- Data provided:
--- Begin ---

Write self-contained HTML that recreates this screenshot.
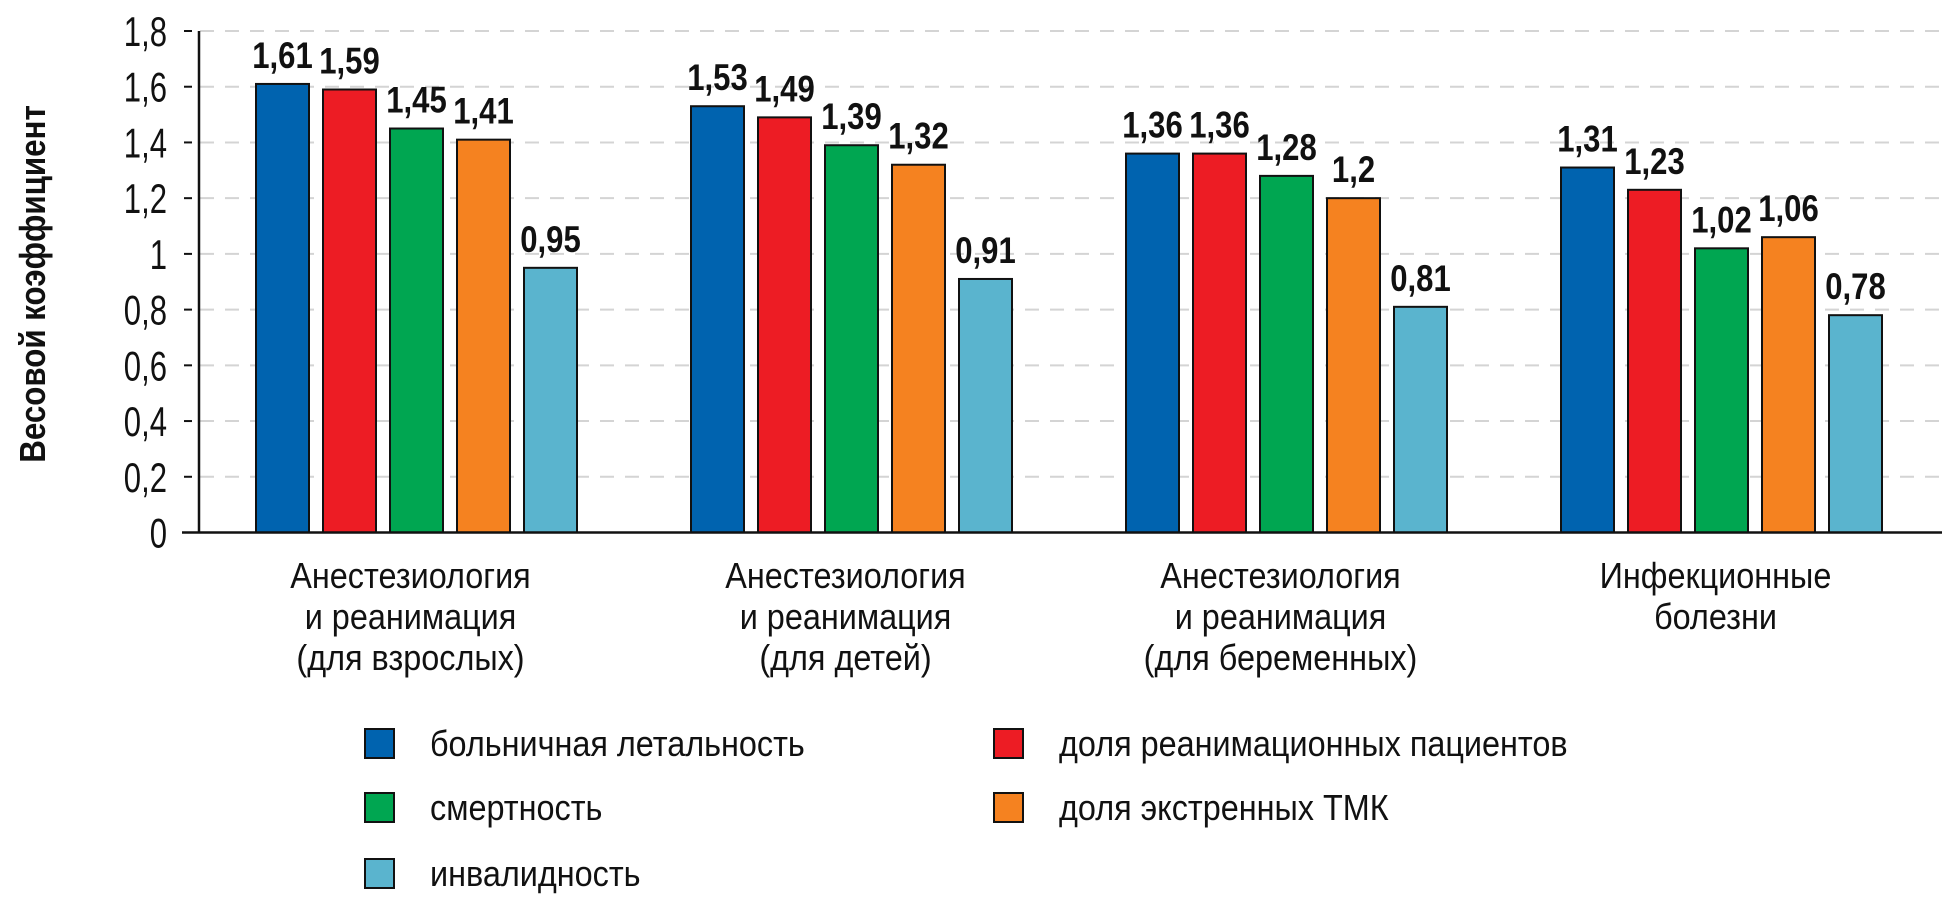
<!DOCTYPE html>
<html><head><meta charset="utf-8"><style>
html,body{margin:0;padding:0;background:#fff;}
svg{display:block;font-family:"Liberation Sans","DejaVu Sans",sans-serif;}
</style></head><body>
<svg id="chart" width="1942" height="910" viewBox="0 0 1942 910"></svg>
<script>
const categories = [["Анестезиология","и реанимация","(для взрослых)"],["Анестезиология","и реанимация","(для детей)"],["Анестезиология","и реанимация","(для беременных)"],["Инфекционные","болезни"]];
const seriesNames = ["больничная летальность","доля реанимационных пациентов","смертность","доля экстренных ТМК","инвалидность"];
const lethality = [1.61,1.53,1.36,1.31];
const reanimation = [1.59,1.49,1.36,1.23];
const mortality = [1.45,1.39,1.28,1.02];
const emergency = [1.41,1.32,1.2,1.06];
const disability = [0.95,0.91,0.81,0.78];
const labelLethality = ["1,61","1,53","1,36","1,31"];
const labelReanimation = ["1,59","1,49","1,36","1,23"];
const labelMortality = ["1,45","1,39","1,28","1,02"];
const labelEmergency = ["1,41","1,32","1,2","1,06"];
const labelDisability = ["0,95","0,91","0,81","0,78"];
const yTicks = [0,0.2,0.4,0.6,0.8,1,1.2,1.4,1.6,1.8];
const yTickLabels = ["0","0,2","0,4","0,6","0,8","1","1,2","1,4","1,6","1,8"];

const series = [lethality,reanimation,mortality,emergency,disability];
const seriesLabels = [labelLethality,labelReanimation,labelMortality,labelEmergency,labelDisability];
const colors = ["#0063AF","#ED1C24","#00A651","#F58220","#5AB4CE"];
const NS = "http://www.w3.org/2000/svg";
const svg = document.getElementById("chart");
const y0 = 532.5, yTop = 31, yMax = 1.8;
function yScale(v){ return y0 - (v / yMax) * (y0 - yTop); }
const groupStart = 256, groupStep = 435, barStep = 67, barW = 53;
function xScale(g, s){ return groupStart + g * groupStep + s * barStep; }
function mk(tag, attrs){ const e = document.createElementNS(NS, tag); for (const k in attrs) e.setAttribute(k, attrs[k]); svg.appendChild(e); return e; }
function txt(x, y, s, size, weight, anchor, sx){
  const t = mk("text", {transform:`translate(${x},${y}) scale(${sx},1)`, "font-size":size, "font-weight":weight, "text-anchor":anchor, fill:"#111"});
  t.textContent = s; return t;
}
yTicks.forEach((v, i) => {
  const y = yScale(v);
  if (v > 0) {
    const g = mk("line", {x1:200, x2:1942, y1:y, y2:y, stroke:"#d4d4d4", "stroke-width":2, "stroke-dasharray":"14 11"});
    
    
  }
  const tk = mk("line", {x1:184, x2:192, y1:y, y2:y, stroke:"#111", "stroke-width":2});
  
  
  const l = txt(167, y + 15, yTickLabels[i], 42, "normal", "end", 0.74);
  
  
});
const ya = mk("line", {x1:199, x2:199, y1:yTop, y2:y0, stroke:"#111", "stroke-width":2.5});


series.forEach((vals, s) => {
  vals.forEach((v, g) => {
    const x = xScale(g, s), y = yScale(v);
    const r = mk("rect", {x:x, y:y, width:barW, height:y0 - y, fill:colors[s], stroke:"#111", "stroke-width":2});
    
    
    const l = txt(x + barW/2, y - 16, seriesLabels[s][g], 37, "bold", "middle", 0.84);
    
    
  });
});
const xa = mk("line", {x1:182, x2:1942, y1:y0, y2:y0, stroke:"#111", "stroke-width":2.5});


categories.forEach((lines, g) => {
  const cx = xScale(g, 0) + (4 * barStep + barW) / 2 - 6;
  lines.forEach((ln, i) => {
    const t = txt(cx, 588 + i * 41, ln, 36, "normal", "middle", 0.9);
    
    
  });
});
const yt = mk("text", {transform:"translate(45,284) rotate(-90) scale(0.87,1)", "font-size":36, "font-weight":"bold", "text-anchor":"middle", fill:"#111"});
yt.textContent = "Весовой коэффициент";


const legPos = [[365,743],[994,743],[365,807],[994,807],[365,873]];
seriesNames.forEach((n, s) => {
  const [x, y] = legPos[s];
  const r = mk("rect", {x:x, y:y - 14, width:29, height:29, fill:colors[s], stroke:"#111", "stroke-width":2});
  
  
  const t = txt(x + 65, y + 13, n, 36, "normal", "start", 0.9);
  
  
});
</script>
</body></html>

--- End ---

- Task requirements: Reproduce the data above in full, exactly as it is, with the pictures left out.

- Answer to the exercise:
Write self-contained HTML that recreates this screenshot.
<!DOCTYPE html>
<html><head><meta charset="utf-8"><style>
html,body{margin:0;padding:0;background:#fff;}
svg{display:block;font-family:"Liberation Sans","DejaVu Sans",sans-serif;}
</style></head><body>
<svg id="chart" width="1942" height="910" viewBox="0 0 1942 910"></svg>
<script>
const categories = [["Анестезиология","и реанимация","(для взрослых)"],["Анестезиология","и реанимация","(для детей)"],["Анестезиология","и реанимация","(для беременных)"],["Инфекционные","болезни"]];
const seriesNames = ["больничная летальность","доля реанимационных пациентов","смертность","доля экстренных ТМК","инвалидность"];
const lethality = [1.61,1.53,1.36,1.31];
const reanimation = [1.59,1.49,1.36,1.23];
const mortality = [1.45,1.39,1.28,1.02];
const emergency = [1.41,1.32,1.2,1.06];
const disability = [0.95,0.91,0.81,0.78];
const labelLethality = ["1,61","1,53","1,36","1,31"];
const labelReanimation = ["1,59","1,49","1,36","1,23"];
const labelMortality = ["1,45","1,39","1,28","1,02"];
const labelEmergency = ["1,41","1,32","1,2","1,06"];
const labelDisability = ["0,95","0,91","0,81","0,78"];
const yTicks = [0,0.2,0.4,0.6,0.8,1,1.2,1.4,1.6,1.8];
const yTickLabels = ["0","0,2","0,4","0,6","0,8","1","1,2","1,4","1,6","1,8"];

const series = [lethality,reanimation,mortality,emergency,disability];
const seriesLabels = [labelLethality,labelReanimation,labelMortality,labelEmergency,labelDisability];
const colors = ["#0063AF","#ED1C24","#00A651","#F58220","#5AB4CE"];
const NS = "http://www.w3.org/2000/svg";
const svg = document.getElementById("chart");
const y0 = 532.5, yTop = 31, yMax = 1.8;
function yScale(v){ return y0 - (v / yMax) * (y0 - yTop); }
const groupStart = 256, groupStep = 435, barStep = 67, barW = 53;
function xScale(g, s){ return groupStart + g * groupStep + s * barStep; }
function mk(tag, attrs){ const e = document.createElementNS(NS, tag); for (const k in attrs) e.setAttribute(k, attrs[k]); svg.appendChild(e); return e; }
function txt(x, y, s, size, weight, anchor, sx){
  const t = mk("text", {transform:`translate(${x},${y}) scale(${sx},1)`, "font-size":size, "font-weight":weight, "text-anchor":anchor, fill:"#111"});
  t.textContent = s; return t;
}
yTicks.forEach((v, i) => {
  const y = yScale(v);
  if (v > 0) {
    const g = mk("line", {x1:200, x2:1942, y1:y, y2:y, stroke:"#d4d4d4", "stroke-width":2, "stroke-dasharray":"14 11"});
    
    
  }
  const tk = mk("line", {x1:184, x2:192, y1:y, y2:y, stroke:"#111", "stroke-width":2});
  
  
  const l = txt(167, y + 15, yTickLabels[i], 42, "normal", "end", 0.74);
  
  
});
const ya = mk("line", {x1:199, x2:199, y1:yTop, y2:y0, stroke:"#111", "stroke-width":2.5});


series.forEach((vals, s) => {
  vals.forEach((v, g) => {
    const x = xScale(g, s), y = yScale(v);
    const r = mk("rect", {x:x, y:y, width:barW, height:y0 - y, fill:colors[s], stroke:"#111", "stroke-width":2});
    
    
    const l = txt(x + barW/2, y - 16, seriesLabels[s][g], 37, "bold", "middle", 0.84);
    
    
  });
});
const xa = mk("line", {x1:182, x2:1942, y1:y0, y2:y0, stroke:"#111", "stroke-width":2.5});


categories.forEach((lines, g) => {
  const cx = xScale(g, 0) + (4 * barStep + barW) / 2 - 6;
  lines.forEach((ln, i) => {
    const t = txt(cx, 588 + i * 41, ln, 36, "normal", "middle", 0.9);
    
    
  });
});
const yt = mk("text", {transform:"translate(45,284) rotate(-90) scale(0.87,1)", "font-size":36, "font-weight":"bold", "text-anchor":"middle", fill:"#111"});
yt.textContent = "Весовой коэффициент";


const legPos = [[365,743],[994,743],[365,807],[994,807],[365,873]];
seriesNames.forEach((n, s) => {
  const [x, y] = legPos[s];
  const r = mk("rect", {x:x, y:y - 14, width:29, height:29, fill:colors[s], stroke:"#111", "stroke-width":2});
  
  
  const t = txt(x + 65, y + 13, n, 36, "normal", "start", 0.9);
  
  
});
</script>
</body></html>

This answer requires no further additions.